## START DATA

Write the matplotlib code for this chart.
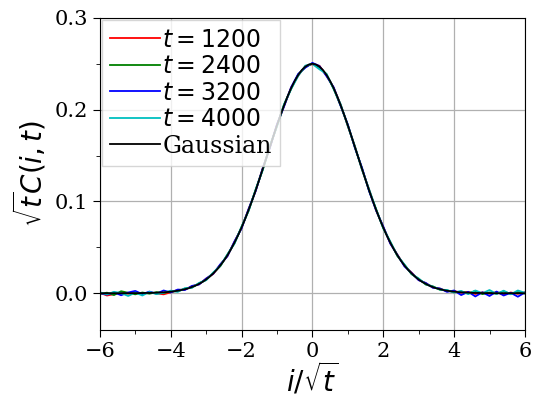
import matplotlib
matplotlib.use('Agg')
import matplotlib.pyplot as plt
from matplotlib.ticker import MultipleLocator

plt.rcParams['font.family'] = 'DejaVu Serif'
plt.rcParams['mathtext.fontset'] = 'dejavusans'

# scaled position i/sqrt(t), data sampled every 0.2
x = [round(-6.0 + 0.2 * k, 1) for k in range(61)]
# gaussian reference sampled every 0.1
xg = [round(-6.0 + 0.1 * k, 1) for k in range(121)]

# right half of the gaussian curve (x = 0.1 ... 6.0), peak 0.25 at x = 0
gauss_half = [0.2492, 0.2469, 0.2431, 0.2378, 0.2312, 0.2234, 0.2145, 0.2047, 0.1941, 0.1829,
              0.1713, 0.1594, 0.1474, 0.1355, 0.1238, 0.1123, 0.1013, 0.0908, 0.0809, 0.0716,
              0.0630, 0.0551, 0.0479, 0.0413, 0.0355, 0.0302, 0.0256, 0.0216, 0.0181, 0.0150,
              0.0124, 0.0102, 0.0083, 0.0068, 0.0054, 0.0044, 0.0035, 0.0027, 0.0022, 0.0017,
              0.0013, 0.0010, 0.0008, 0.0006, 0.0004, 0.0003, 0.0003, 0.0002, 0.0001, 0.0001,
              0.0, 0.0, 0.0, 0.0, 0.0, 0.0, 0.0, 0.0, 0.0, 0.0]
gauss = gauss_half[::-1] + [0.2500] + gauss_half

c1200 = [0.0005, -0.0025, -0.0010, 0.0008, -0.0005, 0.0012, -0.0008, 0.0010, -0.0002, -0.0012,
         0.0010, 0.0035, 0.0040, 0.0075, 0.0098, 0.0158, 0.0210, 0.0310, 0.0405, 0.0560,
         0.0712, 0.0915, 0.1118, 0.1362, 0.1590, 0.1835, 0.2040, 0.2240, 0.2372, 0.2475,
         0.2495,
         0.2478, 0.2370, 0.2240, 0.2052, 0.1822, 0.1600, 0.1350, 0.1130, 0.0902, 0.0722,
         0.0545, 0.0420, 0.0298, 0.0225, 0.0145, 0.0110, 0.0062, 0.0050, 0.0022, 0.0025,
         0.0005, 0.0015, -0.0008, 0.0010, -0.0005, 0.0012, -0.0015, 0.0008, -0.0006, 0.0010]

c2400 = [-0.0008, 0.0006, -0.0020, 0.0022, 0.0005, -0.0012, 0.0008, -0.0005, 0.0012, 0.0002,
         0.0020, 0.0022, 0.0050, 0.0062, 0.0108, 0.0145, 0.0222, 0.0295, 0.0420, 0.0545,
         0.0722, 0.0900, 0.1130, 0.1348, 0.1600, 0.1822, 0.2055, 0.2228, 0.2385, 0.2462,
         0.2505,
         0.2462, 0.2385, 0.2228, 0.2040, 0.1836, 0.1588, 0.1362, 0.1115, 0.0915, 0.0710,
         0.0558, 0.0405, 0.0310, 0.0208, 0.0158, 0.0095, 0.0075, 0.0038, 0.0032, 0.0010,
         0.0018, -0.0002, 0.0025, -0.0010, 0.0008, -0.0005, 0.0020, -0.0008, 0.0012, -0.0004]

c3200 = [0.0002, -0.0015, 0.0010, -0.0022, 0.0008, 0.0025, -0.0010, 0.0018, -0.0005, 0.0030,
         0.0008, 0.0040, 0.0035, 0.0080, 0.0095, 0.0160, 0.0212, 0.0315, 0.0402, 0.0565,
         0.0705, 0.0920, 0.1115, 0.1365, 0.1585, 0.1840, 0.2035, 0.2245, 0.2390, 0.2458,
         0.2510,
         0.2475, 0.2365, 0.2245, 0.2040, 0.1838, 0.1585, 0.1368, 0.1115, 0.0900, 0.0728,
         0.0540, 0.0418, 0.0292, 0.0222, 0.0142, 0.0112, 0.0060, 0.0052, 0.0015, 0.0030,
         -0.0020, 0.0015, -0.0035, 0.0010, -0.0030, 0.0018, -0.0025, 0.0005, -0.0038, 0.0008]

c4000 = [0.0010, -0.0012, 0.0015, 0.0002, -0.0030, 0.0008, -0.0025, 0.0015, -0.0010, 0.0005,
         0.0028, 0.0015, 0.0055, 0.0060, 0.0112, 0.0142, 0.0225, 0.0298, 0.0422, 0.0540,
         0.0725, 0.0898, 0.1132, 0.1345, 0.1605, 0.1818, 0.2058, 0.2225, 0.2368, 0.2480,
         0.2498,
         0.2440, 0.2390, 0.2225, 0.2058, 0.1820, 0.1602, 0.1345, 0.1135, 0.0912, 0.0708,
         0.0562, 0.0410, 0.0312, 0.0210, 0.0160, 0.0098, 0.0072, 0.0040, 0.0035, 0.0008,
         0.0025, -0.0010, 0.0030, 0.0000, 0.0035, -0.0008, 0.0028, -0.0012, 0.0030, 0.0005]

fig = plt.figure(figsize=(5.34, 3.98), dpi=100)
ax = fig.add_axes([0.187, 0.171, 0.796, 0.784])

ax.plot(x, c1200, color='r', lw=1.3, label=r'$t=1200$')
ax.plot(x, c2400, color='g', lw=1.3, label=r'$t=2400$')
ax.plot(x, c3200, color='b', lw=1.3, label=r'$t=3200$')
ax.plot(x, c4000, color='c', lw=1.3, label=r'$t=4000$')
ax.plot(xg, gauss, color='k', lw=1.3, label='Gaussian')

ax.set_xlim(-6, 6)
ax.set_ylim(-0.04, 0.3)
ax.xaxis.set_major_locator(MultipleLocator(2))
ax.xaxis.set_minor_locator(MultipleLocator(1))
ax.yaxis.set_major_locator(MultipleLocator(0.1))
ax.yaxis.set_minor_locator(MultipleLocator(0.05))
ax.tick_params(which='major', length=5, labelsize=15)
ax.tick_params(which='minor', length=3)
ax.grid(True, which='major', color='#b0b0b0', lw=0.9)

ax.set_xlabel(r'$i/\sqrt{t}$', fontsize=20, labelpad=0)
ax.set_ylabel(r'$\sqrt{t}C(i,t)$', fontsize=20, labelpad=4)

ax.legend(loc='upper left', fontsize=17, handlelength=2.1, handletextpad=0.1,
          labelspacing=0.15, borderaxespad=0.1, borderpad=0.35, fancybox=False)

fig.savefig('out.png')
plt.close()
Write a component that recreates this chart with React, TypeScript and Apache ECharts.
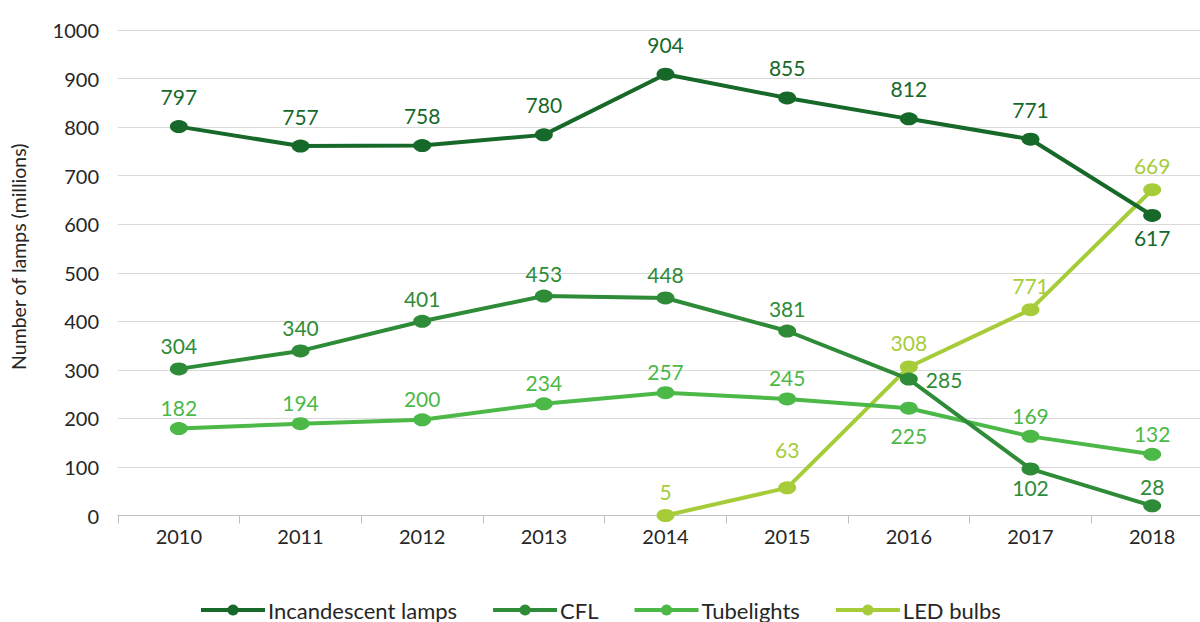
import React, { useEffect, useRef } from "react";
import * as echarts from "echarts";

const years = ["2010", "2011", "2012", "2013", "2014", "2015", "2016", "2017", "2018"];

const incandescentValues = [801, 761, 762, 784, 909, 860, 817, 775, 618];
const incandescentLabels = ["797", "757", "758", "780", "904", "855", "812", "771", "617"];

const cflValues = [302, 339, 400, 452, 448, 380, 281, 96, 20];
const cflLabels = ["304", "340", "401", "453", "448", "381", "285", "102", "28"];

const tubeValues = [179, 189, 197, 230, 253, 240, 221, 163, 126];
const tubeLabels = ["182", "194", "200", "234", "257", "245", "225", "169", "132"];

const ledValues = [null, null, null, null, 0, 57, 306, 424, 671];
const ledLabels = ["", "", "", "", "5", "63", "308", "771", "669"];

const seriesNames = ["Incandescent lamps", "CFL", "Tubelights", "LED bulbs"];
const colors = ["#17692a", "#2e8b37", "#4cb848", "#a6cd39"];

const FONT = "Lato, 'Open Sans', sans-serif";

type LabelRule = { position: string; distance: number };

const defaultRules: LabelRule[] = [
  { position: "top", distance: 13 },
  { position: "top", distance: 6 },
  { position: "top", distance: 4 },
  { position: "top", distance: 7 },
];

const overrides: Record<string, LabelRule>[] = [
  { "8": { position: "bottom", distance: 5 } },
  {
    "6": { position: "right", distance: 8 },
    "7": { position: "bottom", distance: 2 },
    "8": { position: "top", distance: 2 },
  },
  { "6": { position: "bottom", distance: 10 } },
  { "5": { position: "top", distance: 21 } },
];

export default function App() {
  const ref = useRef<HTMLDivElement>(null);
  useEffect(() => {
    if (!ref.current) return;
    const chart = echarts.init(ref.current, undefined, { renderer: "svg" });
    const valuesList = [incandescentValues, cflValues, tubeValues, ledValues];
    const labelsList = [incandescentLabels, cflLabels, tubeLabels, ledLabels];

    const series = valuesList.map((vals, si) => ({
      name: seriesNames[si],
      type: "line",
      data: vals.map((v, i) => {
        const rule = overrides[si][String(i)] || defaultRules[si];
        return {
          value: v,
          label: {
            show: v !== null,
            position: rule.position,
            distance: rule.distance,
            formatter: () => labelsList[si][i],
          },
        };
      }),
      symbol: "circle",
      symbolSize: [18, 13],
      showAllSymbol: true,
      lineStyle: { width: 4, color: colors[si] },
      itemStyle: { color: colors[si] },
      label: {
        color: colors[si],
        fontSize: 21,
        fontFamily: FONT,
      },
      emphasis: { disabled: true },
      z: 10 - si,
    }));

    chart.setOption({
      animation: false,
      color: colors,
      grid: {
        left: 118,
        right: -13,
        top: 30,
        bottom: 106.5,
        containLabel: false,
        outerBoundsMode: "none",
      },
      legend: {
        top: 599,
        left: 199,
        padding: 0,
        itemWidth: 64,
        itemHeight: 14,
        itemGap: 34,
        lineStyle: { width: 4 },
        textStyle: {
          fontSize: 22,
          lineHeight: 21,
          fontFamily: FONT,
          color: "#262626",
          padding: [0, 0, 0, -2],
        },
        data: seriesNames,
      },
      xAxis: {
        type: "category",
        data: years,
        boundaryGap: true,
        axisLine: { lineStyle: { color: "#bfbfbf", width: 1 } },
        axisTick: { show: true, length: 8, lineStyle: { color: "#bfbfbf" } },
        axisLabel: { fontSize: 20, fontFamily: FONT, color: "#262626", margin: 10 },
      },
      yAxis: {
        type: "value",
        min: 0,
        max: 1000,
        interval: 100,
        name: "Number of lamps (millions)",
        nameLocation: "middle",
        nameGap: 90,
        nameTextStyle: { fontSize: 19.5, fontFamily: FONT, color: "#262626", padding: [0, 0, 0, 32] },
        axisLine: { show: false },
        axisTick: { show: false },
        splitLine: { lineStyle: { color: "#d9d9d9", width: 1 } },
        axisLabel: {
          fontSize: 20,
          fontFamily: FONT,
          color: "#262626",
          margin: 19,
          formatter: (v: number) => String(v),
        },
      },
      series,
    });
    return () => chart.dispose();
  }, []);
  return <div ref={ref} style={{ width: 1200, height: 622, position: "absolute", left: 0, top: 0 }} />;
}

## END DATA

#### [WHAT YOU HAVE TO DO]
Pick out each line above that includes "matplotlib" and show it.

#### [EXERCISE OUTPUT]
Write the matplotlib code for this chart.
import matplotlib
matplotlib.use('Agg')
import matplotlib.pyplot as plt
from matplotlib.ticker import MultipleLocator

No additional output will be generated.